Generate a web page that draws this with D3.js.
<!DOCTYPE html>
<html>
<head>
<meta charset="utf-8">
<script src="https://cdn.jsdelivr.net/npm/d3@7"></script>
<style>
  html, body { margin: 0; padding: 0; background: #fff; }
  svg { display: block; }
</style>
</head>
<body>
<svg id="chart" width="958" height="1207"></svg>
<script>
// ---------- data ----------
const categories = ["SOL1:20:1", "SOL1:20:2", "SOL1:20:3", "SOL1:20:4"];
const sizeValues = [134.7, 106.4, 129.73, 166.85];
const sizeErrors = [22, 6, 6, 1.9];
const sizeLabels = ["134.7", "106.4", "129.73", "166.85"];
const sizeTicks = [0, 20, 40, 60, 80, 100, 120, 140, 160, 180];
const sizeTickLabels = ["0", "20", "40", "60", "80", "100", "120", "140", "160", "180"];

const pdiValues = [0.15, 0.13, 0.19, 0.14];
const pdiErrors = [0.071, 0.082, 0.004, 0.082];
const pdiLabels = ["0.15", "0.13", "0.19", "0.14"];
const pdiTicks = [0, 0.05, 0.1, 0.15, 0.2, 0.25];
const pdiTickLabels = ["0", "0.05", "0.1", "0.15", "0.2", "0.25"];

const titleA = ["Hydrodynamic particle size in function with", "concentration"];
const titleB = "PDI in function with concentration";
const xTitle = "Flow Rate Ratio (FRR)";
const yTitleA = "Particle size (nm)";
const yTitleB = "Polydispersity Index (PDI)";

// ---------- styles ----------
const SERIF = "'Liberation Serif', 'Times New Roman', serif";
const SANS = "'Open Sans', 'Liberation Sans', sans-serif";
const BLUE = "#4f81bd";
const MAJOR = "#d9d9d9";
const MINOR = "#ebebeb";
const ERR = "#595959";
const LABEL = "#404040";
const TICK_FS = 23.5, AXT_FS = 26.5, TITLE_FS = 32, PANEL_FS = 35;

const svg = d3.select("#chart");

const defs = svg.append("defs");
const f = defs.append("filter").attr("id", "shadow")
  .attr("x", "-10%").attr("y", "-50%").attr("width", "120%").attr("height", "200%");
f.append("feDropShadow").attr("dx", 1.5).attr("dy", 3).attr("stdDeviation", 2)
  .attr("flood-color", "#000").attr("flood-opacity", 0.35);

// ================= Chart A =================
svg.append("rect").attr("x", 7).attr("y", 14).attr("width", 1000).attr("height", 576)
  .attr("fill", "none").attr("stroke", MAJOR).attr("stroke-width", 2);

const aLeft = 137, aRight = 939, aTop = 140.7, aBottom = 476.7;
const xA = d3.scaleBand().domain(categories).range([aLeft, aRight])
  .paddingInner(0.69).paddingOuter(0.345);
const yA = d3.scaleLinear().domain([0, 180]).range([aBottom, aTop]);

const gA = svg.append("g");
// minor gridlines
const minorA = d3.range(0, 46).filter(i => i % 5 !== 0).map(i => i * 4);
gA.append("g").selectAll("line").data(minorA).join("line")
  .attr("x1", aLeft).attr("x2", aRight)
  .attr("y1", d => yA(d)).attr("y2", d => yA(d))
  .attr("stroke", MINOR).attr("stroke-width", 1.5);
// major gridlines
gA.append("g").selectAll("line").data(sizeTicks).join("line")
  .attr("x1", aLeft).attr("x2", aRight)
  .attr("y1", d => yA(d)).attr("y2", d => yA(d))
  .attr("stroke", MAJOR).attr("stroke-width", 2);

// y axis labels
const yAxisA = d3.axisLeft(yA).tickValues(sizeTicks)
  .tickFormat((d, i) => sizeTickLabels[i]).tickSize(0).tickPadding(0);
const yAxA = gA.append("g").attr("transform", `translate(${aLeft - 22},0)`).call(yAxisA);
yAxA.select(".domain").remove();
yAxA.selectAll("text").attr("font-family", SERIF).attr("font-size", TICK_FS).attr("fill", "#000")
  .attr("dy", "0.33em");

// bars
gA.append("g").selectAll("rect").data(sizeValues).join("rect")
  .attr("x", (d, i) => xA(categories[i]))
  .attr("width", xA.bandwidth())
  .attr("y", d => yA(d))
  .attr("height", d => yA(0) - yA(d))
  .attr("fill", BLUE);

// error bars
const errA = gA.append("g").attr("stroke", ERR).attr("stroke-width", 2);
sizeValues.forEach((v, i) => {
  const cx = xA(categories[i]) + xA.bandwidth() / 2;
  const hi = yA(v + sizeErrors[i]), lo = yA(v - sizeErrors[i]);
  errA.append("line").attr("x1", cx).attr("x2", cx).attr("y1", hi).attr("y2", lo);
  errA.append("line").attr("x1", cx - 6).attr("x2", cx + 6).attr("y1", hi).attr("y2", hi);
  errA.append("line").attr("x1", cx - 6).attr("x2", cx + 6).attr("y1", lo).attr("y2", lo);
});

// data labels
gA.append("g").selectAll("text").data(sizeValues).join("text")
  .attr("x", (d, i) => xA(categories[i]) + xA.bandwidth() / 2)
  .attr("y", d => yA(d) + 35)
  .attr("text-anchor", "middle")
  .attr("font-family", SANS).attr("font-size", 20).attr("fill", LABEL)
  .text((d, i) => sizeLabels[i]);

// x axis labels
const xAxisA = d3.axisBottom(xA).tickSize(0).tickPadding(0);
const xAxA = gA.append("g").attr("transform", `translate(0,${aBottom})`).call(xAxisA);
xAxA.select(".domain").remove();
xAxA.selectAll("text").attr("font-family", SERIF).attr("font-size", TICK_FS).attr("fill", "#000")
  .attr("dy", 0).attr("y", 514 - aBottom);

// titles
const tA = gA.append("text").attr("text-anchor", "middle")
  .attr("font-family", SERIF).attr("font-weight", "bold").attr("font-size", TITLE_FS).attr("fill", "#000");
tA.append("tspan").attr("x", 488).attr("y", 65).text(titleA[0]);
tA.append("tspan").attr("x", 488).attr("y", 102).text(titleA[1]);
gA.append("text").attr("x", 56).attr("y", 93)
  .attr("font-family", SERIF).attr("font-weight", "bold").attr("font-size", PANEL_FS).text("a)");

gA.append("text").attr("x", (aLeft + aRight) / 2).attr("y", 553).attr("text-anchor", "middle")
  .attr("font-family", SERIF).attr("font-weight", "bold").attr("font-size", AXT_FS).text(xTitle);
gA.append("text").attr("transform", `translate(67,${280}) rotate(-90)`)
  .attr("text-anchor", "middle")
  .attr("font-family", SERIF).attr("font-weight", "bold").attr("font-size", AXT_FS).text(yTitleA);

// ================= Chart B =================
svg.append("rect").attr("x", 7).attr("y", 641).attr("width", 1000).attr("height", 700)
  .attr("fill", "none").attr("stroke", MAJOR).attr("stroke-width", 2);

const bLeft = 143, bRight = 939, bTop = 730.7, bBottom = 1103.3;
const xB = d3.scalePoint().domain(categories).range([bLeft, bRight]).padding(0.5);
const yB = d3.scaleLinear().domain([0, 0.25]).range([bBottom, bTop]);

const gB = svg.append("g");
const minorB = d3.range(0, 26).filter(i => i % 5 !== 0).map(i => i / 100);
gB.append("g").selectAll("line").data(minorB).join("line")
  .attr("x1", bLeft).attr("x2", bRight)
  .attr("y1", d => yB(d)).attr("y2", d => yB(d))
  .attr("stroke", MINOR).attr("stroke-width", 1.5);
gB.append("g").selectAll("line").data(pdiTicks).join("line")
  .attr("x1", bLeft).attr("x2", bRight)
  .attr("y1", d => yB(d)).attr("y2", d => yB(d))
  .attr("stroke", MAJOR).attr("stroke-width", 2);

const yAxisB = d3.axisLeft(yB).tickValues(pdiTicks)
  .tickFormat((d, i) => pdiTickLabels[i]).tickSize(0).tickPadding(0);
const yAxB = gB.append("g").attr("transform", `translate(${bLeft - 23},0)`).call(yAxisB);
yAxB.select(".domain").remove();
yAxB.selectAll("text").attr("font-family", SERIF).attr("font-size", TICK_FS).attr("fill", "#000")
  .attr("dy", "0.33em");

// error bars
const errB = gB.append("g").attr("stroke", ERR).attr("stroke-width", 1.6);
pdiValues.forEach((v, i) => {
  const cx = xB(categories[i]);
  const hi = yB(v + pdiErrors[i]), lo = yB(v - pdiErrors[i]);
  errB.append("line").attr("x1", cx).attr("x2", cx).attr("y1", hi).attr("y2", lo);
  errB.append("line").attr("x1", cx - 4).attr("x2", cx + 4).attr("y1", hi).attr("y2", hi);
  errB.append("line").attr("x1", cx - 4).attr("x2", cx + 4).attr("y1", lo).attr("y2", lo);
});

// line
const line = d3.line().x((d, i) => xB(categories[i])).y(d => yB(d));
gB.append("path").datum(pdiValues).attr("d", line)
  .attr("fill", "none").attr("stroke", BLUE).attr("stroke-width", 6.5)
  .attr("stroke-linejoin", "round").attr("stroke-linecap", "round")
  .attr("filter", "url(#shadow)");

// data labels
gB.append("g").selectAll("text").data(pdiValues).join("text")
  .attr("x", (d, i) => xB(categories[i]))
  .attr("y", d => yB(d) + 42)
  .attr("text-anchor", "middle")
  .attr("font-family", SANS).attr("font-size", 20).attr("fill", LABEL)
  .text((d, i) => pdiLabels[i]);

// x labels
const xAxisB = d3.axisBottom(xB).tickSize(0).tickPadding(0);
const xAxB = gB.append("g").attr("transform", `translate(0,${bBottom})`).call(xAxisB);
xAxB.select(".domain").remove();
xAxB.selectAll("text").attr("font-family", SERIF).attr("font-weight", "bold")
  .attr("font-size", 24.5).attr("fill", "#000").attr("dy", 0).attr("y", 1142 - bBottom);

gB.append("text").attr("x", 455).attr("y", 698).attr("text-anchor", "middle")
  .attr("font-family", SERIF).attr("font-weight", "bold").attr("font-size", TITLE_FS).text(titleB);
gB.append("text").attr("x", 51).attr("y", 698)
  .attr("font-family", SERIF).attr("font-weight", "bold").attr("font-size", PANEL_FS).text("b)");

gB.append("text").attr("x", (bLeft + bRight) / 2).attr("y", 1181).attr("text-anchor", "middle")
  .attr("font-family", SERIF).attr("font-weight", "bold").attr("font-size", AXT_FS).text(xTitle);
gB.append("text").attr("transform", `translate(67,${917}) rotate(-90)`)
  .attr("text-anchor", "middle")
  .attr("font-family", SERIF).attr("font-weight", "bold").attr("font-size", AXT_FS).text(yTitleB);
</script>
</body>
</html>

○ ○ ○ ○ ○ ○ ○

AIM OF THE EXERCISE:
Copy each line of the preceding data that contains the string "with".

IN RESPONSE:
Generate a web page that draws this with D3.js.
const titleA = ["Hydrodynamic particle size in function with", "concentration"];
const titleB = "PDI in function with concentration";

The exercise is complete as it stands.